Published 09-02-2021
Left to right from the top: André Sapir (Bruegel), Clara Martinez Alberola (European Commission), Reinhard Bütikofer (DE, Greens/EFA), Valdis Dombrovskis (European Commission’s Executive Vice-President and Trade Commissioner), Eric Nussbaumer (Chair of the EFTA PC), Svein Roald Hansen (MP Norway), Samira Rafaela (Member of the INTA Committee), Elfried Hasler (MP Liechtenstein), and Smári McCarthy (MP Iceland).

On 4 and 5 February 2021 the EFTA Parliamentary Committee convened via videoconference under the chairmanship of Eric Nussbaumer, Member of the Swiss Parliament. The parliamentarians gathered over two days to discuss the EU and EFTA trade policies amid the COVID-19 pandemic. In particular, they discussed recent developments such as the conclusion of the EU–UK Trade and Cooperation Agreement (TCA) and the EU–China Comprehensive Agreement on Investments (CAI).

The parliamentarians from Iceland, Liechtenstein, Norway, and Switzerland exchanged views with the Executive Vice President of the European Commission and Commissioner for Trade, Valdis Dombrovskis. A few months after taking over the trade portfolio, Executive Vice President Dombrovskis outlined the trade policy priorities of the European Commission in turbulent times.

With the Communication of the Commission outlining the EU’s new direction for trade and investment expected to be published later this month, Mr Dombrovskis opined that the meeting was taking place at the right moment. He presented the general approach of the new strategy centred around the concept of “open strategic autonomy”. The EU trade policy will remain open, fair and sustainable but at the same time it will need to operate on strong and appropriates rules leading to the reform of the World Trade Organization”, he said. The Trade Commissioner also explained the concept of trade being “strategic” which means using trade as a tool towards broader ambitions such as coping with the Green and Digital transitions. Furthermore, referring to the concept of “autonomy”, Mr Dombrovskis stressed that “the EU needs to be more assertive in the trade context by strengthening its trade defence and enforcement tools”. “We very much value our trade and political relationships with EFTA countries and we look forward to strengthening our ties to tackle global challenges”, he concluded.

The Committee also met with Samira Rafaela from the centrist Renew Europe group and Member of the Committee on International Trade who shared her views about current trade challenges.

“The COVID-19 pandemic has been a proper reality check for EU trade policy. To better prepare ourselves for the future of trade, the EU has to re-think the way it approaches trade in general” she stressed. In this regard, “the European Parliament is going to prepare an own-initiative report which will explore what the new realities mean for EU trade policy”, she added.

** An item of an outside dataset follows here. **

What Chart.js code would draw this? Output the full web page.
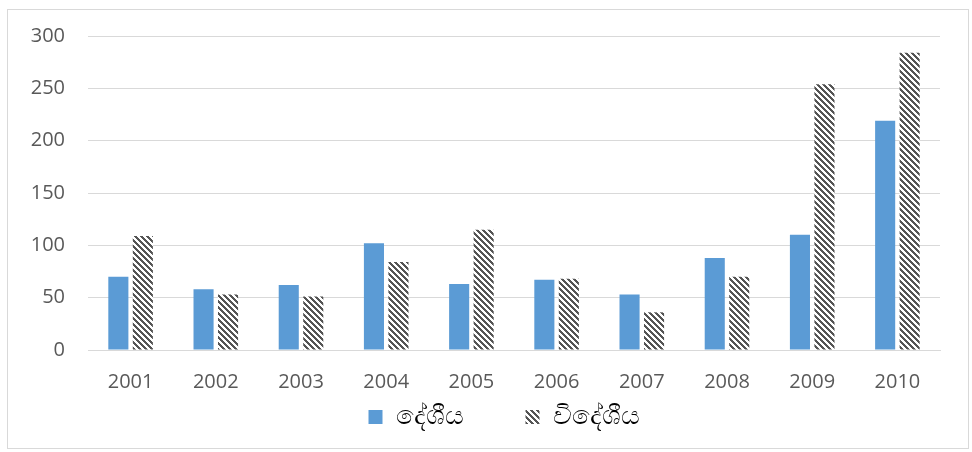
<!DOCTYPE html>
<html lang="si">
<head>
<meta charset="UTF-8" />
<title>දේශීය / විදේශීය</title>
<script src="https://cdn.jsdelivr.net/npm/chart.js"></script>
<style>
  html, body { margin: 0; padding: 0; background: #fff; }
  #wrap { position: relative; width: 972px; height: 452px; }
  #frame {
    position: absolute; left: 7px; top: 9px; width: 960px; height: 438px;
    border: 1px solid #d9d9d9; pointer-events: none;
  }
  canvas { position: absolute; left: 0; top: 0; }
</style>
</head>
<body>
<div id="wrap">
  <canvas id="grafico" width="972" height="452"></canvas>
  <div id="frame"></div>
</div>

<script>
  // dados
  const anos = ['2001', '2002', '2003', '2004', '2005', '2006', '2007', '2008', '2009', '2010'];
  const deshiya = [70, 58, 62, 102, 63, 67, 53, 88, 110, 219];
  const videshiya = [109, 53, 51, 84, 115, 68, 36, 70, 254, 284];
  const serieNomes = ['දේශීය', 'විදේශීය'];
  const yTicks = [0, 50, 100, 150, 200, 250, 300];

  const legPad = 62;      // espaço entre itens da legenda
  const legAltura = 42;   // altura reservada para a legenda
  const legCentro = 504;  // centro horizontal da legenda

  // hachura diagonal (tipo "wide downward diagonal" do Excel)
  function hachura() {
    const n = 6;
    const c = document.createElement('canvas');
    c.width = n; c.height = n;
    const g = c.getContext('2d');
    const img = g.createImageData(n, n);
    for (let y = 0; y < n; y++) {
      for (let x = 0; x < n; x++) {
        const on = ((x - y + 2 * n) % n) < 3;
        const v = on ? 0x55 : 0xff;
        const i = (y * n + x) * 4;
        img.data[i] = v; img.data[i + 1] = v; img.data[i + 2] = v; img.data[i + 3] = 255;
      }
    }
    g.putImageData(img, 0, 0);
    return document.getElementById('grafico').getContext('2d').createPattern(c, 'repeat');
  }

  // legenda: espaço grande entre itens mas altura pequena, e centrada à mão
  const ajustaLegenda = {
    id: 'ajustaLegenda',
    beforeLayout(chart) {
      const lg = chart.legend;
      if (lg && !lg._ajustado) {
        const fitOrig = lg.fit.bind(lg);
        lg.fit = function () { fitOrig(); this.height = legAltura; };
        lg._ajustado = true;
      }
    },
    afterLayout(chart) {
      const lg = chart.legend;
      const desloc = legCentro - (lg.left + lg.right) / 2;
      lg.left += desloc;
      lg.right += desloc;
      lg.top -= legPad - 8;
    }
  };

  const fonte = "'Open Sans', sans-serif";
  const ctx = document.getElementById('grafico').getContext('2d');

  new Chart(ctx, {
    type: 'bar',
    data: {
      labels: anos,
      datasets: [
        { label: serieNomes[0], data: deshiya, backgroundColor: '#5b9bd5', borderWidth: 0 },
        { label: serieNomes[1], data: videshiya, backgroundColor: hachura(), borderWidth: 0 }
      ]
    },
    plugins: [ajustaLegenda],
    options: {
      responsive: false,
      animation: false,
      devicePixelRatio: 1,
      categoryPercentage: 0.575,
      barPercentage: 0.82,
      layout: { padding: { left: 0, right: 32, top: 36, bottom: 14 } },
      plugins: {
        tooltip: { enabled: false },
        legend: {
          position: 'bottom',
          labels: {
            boxWidth: 14, boxHeight: 14, padding: legPad,
            color: '#000',
            font: { family: fonte, size: 26 }
          }
        }
      },
      scales: {
        x: {
          grid: { display: false, drawTicks: false },
          border: { color: '#d9d9d9' },
          ticks: { color: '#595959', padding: 20, font: { family: fonte, size: 20 }, maxRotation: 0 },
          afterFit: s => { s.height = 46; }
        },
        y: {
          min: 0, max: 300,
          afterBuildTicks: s => { s.ticks = yTicks.map(v => ({ value: v })); },
          grid: { color: '#d9d9d9', drawTicks: false },
          border: { display: false },
          ticks: { color: '#595959', padding: 23, font: { family: fonte, size: 20 } },
          afterFit: s => { s.width = 88; }
        }
      }
    }
  });
</script>
</body>
</html>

Following the recent conclusion of the Trade and Cooperation Agreement (TCA) between the EU and the UK, EFTA Parliamentarians exchanged views with Clara Martinez Alberola, Deputy Head of the European Commission’s Task Force for the relations with the UK.

“The TCA does not replace EU membership and it does not replace the access to the EU Internal Market. However, it is unprecedented and very ambitious on many aspects since it covers areas that were never covered with any other third country before”, she stressed.

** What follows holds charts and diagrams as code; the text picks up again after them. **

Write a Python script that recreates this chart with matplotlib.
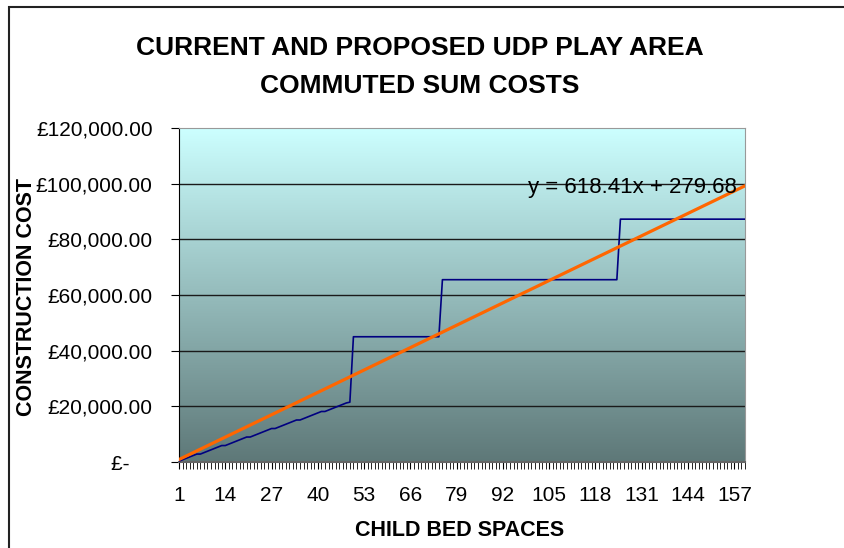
import matplotlib.pyplot as plt
from matplotlib.patches import Rectangle
import numpy as np

# cost for the first 49 bed spaces
rising_costs = [300, 810, 1320, 1830, 2340, 2850, 2850, 3360, 3870, 4380,
                4890, 5400, 5910, 5910, 6420, 6930, 7440, 7950, 8460, 8970,
                8970, 9480, 9990, 10500, 11010, 11520, 12030, 12030, 12540, 13050,
                13560, 14070, 14580, 15090, 15090, 15600, 16110, 16620, 17130, 17640,
                18150, 18150, 18660, 19170, 19680, 20190, 20700, 21210, 21500]
# flat levels after that and how many bed spaces each covers
step_levels = [45000, 65500, 87250]
step_counts = [25, 50, 36]

trend_slope = 618.41
trend_intercept = 279.68

y_ticks = [0, 20000, 40000, 60000, 80000, 100000, 120000]
y_labels = ['£-    ', '£20,000.00', '£40,000.00', '£60,000.00',
            '£80,000.00', '£100,000.00', '£120,000.00']
x_label_spaces = [1, 14, 27, 40, 53, 66, 79, 92, 105, 118, 131, 144, 157]

costs = list(rising_costs)
for lvl, n in zip(step_levels, step_counts):
    costs += [lvl] * n
spaces = np.arange(1, len(costs) + 1)
trend = trend_slope * spaces + trend_intercept

plt.rcParams['font.family'] = ['Liberation Sans', 'DejaVu Sans']

fig = plt.figure(figsize=(8.45, 5.48), dpi=100)
ax = fig.add_axes([179 / 845, 86 / 548, 566 / 845, 334 / 548])

# outer chart border (only left/top visible in the reference)
fig.patches.append(Rectangle((9 / 845, -0.1), 1.2, 1 - 7 / 548 + 0.1,
                             transform=fig.transFigure, fill=False,
                             edgecolor='#222222', linewidth=1.5))

# gradient background
top = np.array([204, 255, 255]) / 255
bot = np.array([94, 120, 120]) / 255
t = np.linspace(0, 1, 256)[:, None]
grad = (top * (1 - t) + bot * t)[:, None, :]
ax.imshow(grad, extent=[1, len(costs), 0, 120000], aspect='auto',
          zorder=0, interpolation='bilinear')

for yt in y_ticks[1:-1]:
    ax.axhline(yt, color='#1a1a1a', linewidth=1.0, zorder=1)

ax.plot(spaces, costs, color='#000080', linewidth=1.2, zorder=3)
ax.plot(spaces, trend, color='#FF6600', linewidth=2.3, zorder=4)

ax.set_xlim(1, len(costs))
ax.set_ylim(0, 120000)

ax.set_yticks(y_ticks)
ax.set_yticklabels(y_labels, fontsize=15)
ax.set_xticks(x_label_spaces)
ax.set_xticklabels([str(v) for v in x_label_spaces], fontsize=15)
ax.set_xticks(spaces, minor=True)
ax.tick_params(axis='y', direction='out', length=6, pad=13, color='black')
ax.tick_params(axis='x', which='both', direction='out', length=5, pad=12,
               color='black')

for s in ['top', 'right']:
    ax.spines[s].set_color('#999999')
ax.spines['left'].set_color('black')
ax.spines['bottom'].set_color('#666666')
ax.spines['bottom'].set_linewidth(1.5)

fig.text(528 / 845, 1 - 187 / 548, 'y = 618.41x + 279.68', fontsize=16,
         ha='left', va='center')

fig.text(420 / 845, 1 - 67 / 548,
         'CURRENT AND PROPOSED UDP PLAY AREA\nCOMMUTED SUM COSTS',
         ha='center', va='center', fontsize=19, fontweight='bold',
         linespacing=1.72)
fig.text(27 / 845, 1 - 297 / 548, 'CONSTRUCTION COST', rotation=90,
         ha='center', va='center', fontsize=15.5, fontweight='bold')
fig.text(460 / 845, 1 - 530 / 548, 'CHILD BED SPACES',
         ha='center', va='center', fontsize=15.5, fontweight='bold')

fig.savefig('out.png', dpi=100)
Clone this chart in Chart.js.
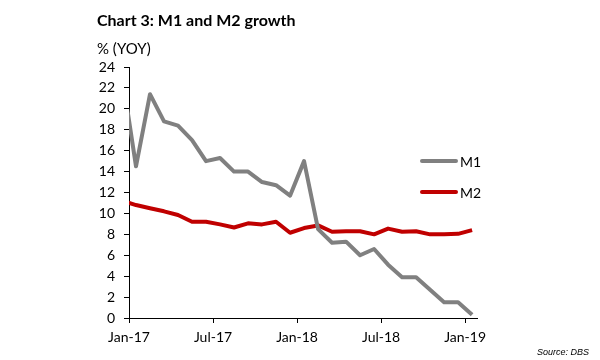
<!DOCTYPE html>
<html>
<head>
<meta charset="utf-8">
<script src="https://cdn.jsdelivr.net/npm/chart.js@4/dist/chart.umd.min.js"></script>
<style>
  body { margin: 0; background: #fff; }
  #wrap { position: relative; width: 600px; height: 360px; }
  #title { position: absolute; left: 97px; top: 10px; font: bold 16px Lato, sans-serif; color: #000; }
  #unit { position: absolute; left: 97px; top: 39px; font: 15px Lato, sans-serif; color: #000; }
  #source { position: absolute; left: 537px; top: 347px; font: italic 9px "Liberation Sans", sans-serif; color: #000; }
</style>
</head>
<body>
<div id="wrap">
  <canvas id="lineChart" width="600" height="360"></canvas>
  <div id="title">Chart 3: M1 and M2 growth</div>
  <div id="unit">% (YOY)</div>
  <div id="source">Source: DBS</div>
</div>
<script>
// monthly series, Dec-16 .. Jan-19 (Dec-16 sits behind the y axis and is clipped)
let months = ['Dec-16', 'Jan-17', 'Feb-17', 'Mar-17', 'Apr-17', 'May-17', 'Jun-17', 'Jul-17', 'Aug-17', 'Sep-17', 'Oct-17', 'Nov-17', 'Dec-17',
              'Jan-18', 'Feb-18', 'Mar-18', 'Apr-18', 'May-18', 'Jun-18', 'Jul-18', 'Aug-18', 'Sep-18', 'Oct-18', 'Nov-18', 'Dec-18', 'Jan-19'];
let m1 = [23.3, 14.5, 21.4, 18.8, 18.4, 17.0, 15.0, 15.3, 14.0, 14.0, 13.0, 12.7, 11.7,
          15.0, 8.5, 7.2, 7.3, 6.0, 6.6, 5.1, 3.9, 3.9, 2.7, 1.5, 1.5, 0.3];
let m2 = [11.2, 10.8, 10.5, 10.2, 9.85, 9.2, 9.2, 8.95, 8.65, 9.05, 8.95, 9.2, 8.15,
          8.6, 8.85, 8.25, 8.3, 8.3, 8.0, 8.55, 8.25, 8.3, 8.0, 8.0, 8.05, 8.4];

let tickMonths = [0, 6, 12, 18, 24];
let tickLabels = ['Jan-17', 'Jul-17', 'Jan-18', 'Jul-18', 'Jan-19'];

let colorM1 = '#808080';
let colorM2 = '#c00000';

// points are plotted mid-month, month 0 = Jan-17
function toPoints(values) {
    return values.map((v, i) => ({ x: i - 0.5, y: v }));
}

let legendPlugin = {
    id: 'sideLegend',
    afterDraw(chart) {
        let c = chart.ctx;
        c.save();
        chart.data.datasets.forEach((ds, i) => {
            let y = 161 + i * 31;
            c.strokeStyle = ds.borderColor;
            c.lineWidth = 4;
            c.lineCap = 'round';
            c.beginPath();
            c.moveTo(422, y);
            c.lineTo(456, y);
            c.stroke();
            c.fillStyle = '#000';
            c.font = '14px Lato';
            c.textBaseline = 'middle';
            c.fillText(ds.label, 460, y + 1);
        });
        c.restore();
    }
};

let ctx = document.getElementById('lineChart').getContext('2d');

let lineChart = new Chart(ctx, {
    type: 'line',
    data: {
        datasets: [{
            label: 'M1',
            data: toPoints(m1),
            borderColor: colorM1,
            borderWidth: 4,
            pointRadius: 0,
            tension: 0,
            borderJoinStyle: 'round',
            clip: 0
        }, {
            label: 'M2',
            data: toPoints(m2),
            borderColor: colorM2,
            borderWidth: 4,
            pointRadius: 0,
            tension: 0,
            borderJoinStyle: 'round',
            clip: 0
        }]
    },
    options: {
        responsive: false,
        animation: false,
        layout: {
            padding: { left: 0, right: 123, top: 67, bottom: 0 }
        },
        plugins: {
            legend: { display: false },
            tooltip: { enabled: false }
        },
        scales: {
            x: {
                type: 'linear',
                min: 0,
                max: 24.85,
                afterBuildTicks: (scale) => {
                    scale.ticks = tickMonths.map(v => ({ value: v }));
                },
                afterFit: (scale) => { scale.height = 42; },
                grid: { drawOnChartArea: false, drawTicks: true, tickLength: 5, color: '#000' },
                border: { display: true, color: '#000', width: 1 },
                ticks: {
                    autoSkip: false,
                    maxRotation: 0,
                    padding: 6,
                    color: '#000',
                    font: { family: 'Lato', size: 14 },
                    callback: (v) => tickLabels[tickMonths.indexOf(v)]
                }
            },
            y: {
                min: 0,
                max: 24,
                afterFit: (scale) => { scale.width = 129; },
                grid: { drawOnChartArea: false, drawTicks: true, tickLength: 5, color: '#000' },
                border: { display: true, color: '#000', width: 1 },
                ticks: {
                    stepSize: 2,
                    padding: 9,
                    color: '#000',
                    font: { family: 'Lato', size: 14 }
                }
            }
        }
    },
    plugins: [legendPlugin]
});
</script>
</body>
</html>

The EFTA PC also held an exchange of views with Reinhard Bütikofer from the Greens/European Free Alliance (EFA) Political Group and Member of the Foreign Affairs Committee in the European Parliament. In his capacity as Chair of the European Parliament’s Delegation for the relations with China, he shared his – rather critical – views about the recently concluded Comprehensive Agreement on investments between the EU and China.

“Enforcement of the level playing field commitments is weak and will not satisfy us”, he said. Commenting on the trade and sustainability provisions of the deal, he described provisions on labour protection as “unacceptable”.

The Norwegian Ambassador to the WTO and EFTA and Chair of the EFTA Council for the first half of 2021, Dagfinn Sørli, briefed EFTA Parliamentarians about the priorities of the EFTA States for the months to come. Ambassadors from Iceland, Liechtenstein and Switzerland also contributed to the discussion.

The EFTA Parliamentary Committee is a forum for parliamentarians from the four Member States: Iceland, Liechtenstein, Norway, and Switzerland. The role of the Committee is to advise EFTA States on all issues relevant to EFTA such as its relations with trade partners worldwide.